Yazdanpanah endorses ʿAllāma Ṭabāṭabāʾī’s assumptions, but he argues that they have their source in the idea of a cause beyond the existent qua existent. However, since this idea is problematic, ʿAllāma Ṭabāṭabāʾī’s view is challenged. A reflection on Yazdanpanah’s remarks makes it obvious that they are reformulations the objections raised by Mesbah Yazdi and Javadi Amoli.
Finally, people such as Samadi Amoli believe that ʿAllāma Ṭabāṭabāʾī’s view should be deemed intuitive (shuhūdī), while all the objections raised against his view assume that philosophy is confined to reflective or intellectual knowledge.
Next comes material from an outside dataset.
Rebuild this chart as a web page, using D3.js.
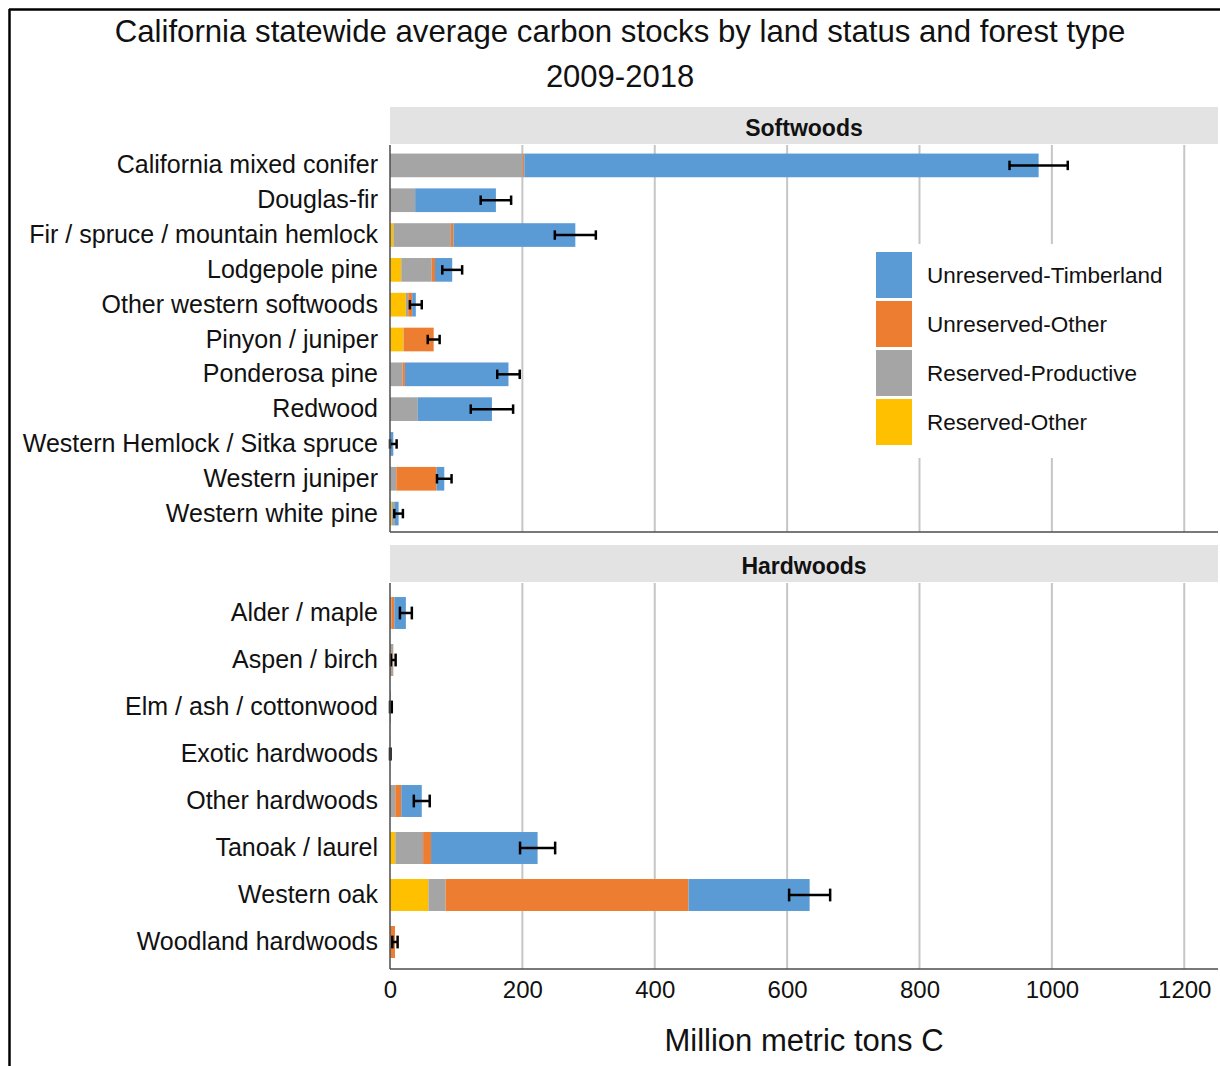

In this research, we criticize Samadi Amoli because it does not square with ʿAllāma Ṭabāṭabāʾī’s account to take it as pertaining to intuitive, rather than acquired, knowledge.
Having assessed and examined the arguments for and against ʿAllāma Ṭabāṭabāʾī’s account, we conclude that, despite its novel contributions, his view rests on problematic assumptions. Moreover, it is founded upon a redefinition of propter quid and quiatic demonstrations that goes against the standard view in logic. Thus, we should either modify the standard logic definition of propter quid demonstrations or believe that ʿAllāma Ṭabāṭabāʾī’s view is a novel view based on new principles, which can be criticized.